=== Instructions for the task ===
Scan the lines below for the word "matplotlib". Copy each line you find it in.

-- Start The data --

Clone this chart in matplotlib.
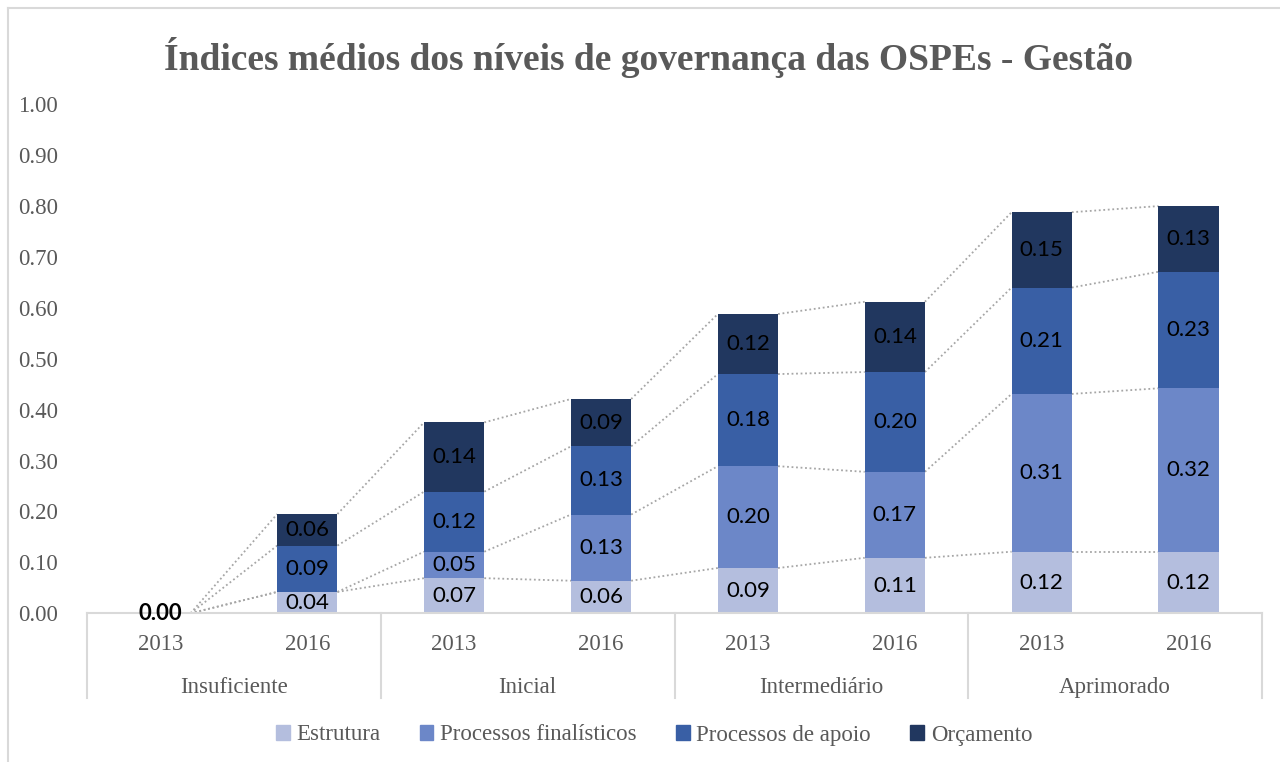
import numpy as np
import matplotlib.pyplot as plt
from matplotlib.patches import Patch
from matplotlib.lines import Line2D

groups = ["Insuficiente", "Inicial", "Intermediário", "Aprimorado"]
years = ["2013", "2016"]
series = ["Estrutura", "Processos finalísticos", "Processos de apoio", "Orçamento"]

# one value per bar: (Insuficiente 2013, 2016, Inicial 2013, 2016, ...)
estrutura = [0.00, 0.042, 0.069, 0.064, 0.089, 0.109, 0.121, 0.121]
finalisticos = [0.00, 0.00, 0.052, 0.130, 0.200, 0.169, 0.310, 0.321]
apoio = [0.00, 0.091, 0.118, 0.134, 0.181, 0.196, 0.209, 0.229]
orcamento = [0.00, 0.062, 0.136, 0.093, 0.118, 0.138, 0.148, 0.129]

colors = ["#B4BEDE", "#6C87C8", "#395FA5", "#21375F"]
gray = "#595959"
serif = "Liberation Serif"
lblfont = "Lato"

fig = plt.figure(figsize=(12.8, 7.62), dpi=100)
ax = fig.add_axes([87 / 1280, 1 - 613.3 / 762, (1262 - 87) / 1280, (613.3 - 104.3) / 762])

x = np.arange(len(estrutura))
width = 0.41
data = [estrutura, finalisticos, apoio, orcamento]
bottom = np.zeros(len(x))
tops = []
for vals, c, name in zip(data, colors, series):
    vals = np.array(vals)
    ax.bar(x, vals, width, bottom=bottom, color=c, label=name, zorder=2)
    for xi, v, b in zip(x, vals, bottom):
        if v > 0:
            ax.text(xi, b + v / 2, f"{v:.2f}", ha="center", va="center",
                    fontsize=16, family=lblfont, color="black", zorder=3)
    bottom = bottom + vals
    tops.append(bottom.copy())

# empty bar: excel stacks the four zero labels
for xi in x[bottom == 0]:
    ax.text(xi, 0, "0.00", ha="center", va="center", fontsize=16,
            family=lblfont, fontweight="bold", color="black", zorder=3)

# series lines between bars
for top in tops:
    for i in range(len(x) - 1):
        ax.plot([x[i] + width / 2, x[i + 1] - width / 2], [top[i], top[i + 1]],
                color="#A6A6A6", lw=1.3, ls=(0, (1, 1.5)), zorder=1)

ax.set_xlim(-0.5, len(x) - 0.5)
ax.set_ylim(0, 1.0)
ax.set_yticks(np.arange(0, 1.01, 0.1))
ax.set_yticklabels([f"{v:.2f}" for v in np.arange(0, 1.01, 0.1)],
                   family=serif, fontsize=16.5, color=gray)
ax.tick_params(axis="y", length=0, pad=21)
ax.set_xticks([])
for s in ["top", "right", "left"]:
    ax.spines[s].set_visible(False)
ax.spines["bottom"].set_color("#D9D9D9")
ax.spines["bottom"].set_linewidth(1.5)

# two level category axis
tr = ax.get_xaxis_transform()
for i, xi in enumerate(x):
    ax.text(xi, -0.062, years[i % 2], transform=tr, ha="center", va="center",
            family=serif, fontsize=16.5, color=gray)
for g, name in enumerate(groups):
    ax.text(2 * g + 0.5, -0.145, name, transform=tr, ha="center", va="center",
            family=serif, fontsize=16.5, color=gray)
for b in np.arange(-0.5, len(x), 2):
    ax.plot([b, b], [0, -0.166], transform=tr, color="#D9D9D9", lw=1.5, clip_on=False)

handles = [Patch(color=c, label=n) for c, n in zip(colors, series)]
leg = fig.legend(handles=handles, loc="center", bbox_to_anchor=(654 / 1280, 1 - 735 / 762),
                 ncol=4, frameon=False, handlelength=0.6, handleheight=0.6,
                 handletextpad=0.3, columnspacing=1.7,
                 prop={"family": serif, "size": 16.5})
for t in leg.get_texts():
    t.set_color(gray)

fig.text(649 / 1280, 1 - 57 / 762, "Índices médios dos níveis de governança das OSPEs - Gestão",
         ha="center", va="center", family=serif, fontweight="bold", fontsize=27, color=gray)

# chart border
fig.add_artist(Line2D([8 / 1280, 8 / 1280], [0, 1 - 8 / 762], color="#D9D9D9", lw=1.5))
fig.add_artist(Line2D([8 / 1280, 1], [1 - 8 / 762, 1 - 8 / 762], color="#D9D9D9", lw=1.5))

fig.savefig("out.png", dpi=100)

-- End The data --
-- Start The data --

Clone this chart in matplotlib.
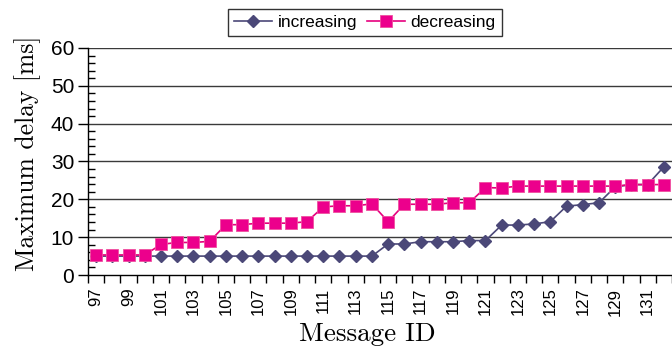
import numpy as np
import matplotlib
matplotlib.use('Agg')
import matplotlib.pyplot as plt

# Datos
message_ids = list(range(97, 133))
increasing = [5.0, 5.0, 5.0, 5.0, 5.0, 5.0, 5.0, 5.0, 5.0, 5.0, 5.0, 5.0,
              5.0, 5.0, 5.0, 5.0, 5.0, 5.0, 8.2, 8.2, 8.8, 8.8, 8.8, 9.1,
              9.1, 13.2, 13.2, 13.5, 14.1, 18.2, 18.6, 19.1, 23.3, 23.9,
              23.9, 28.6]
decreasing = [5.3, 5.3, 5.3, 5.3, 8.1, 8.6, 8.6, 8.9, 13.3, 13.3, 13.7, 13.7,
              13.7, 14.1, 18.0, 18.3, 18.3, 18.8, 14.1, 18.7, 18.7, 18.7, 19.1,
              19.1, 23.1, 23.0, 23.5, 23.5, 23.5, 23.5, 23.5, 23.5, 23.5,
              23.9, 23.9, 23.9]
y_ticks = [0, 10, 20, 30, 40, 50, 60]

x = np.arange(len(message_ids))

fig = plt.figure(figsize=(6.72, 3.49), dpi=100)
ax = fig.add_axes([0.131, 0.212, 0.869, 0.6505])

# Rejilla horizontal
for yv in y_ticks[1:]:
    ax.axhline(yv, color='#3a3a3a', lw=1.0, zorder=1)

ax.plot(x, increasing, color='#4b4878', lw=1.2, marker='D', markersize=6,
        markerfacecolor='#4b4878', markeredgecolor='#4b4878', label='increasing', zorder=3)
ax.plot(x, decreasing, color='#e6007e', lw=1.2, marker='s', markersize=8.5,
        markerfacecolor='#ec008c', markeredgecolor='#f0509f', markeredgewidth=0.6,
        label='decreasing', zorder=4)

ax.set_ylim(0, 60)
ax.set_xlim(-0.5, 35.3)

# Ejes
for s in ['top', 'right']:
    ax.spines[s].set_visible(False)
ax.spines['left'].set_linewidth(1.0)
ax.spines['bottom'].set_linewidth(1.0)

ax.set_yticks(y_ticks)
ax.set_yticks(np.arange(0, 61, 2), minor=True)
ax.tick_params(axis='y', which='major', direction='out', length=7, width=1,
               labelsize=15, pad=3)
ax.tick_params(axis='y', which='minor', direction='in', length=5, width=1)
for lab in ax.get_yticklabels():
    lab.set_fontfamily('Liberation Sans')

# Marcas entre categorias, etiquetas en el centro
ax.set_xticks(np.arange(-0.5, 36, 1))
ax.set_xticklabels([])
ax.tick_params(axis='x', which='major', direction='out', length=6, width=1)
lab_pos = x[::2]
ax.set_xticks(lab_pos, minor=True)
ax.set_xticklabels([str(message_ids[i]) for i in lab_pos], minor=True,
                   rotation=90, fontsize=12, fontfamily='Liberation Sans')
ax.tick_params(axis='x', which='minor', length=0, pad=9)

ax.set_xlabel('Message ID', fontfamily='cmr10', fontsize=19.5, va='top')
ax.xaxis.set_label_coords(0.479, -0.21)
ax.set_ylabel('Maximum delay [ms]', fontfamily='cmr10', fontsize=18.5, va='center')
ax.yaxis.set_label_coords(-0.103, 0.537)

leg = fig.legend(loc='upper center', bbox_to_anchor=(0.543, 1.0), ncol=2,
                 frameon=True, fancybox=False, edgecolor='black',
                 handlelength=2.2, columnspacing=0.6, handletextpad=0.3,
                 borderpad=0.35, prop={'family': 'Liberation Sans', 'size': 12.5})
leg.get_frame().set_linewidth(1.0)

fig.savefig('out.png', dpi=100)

-- End The data --
-- Start The data --

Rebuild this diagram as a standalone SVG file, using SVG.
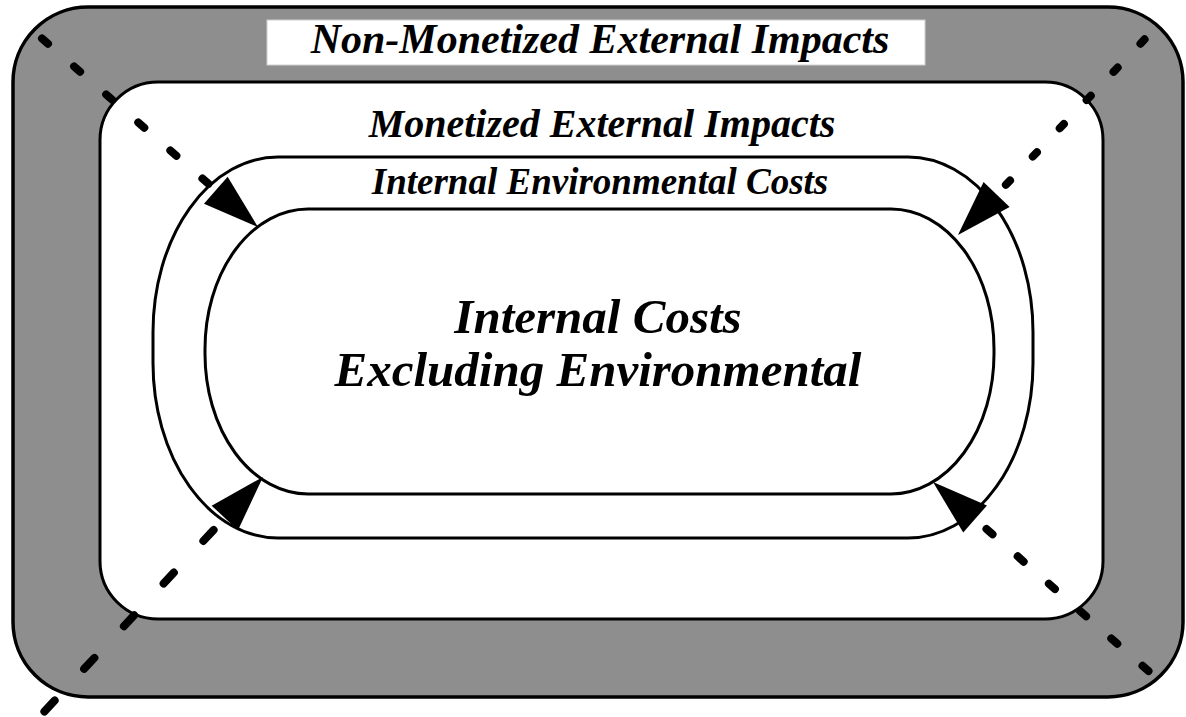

-- End The data --

=== Full response ===
Clone this chart in matplotlib.
import matplotlib.pyplot as plt
from matplotlib.patches import Patch
from matplotlib.lines import Line2D
Clone this chart in matplotlib.
import matplotlib
matplotlib.use('Agg')
import matplotlib.pyplot as plt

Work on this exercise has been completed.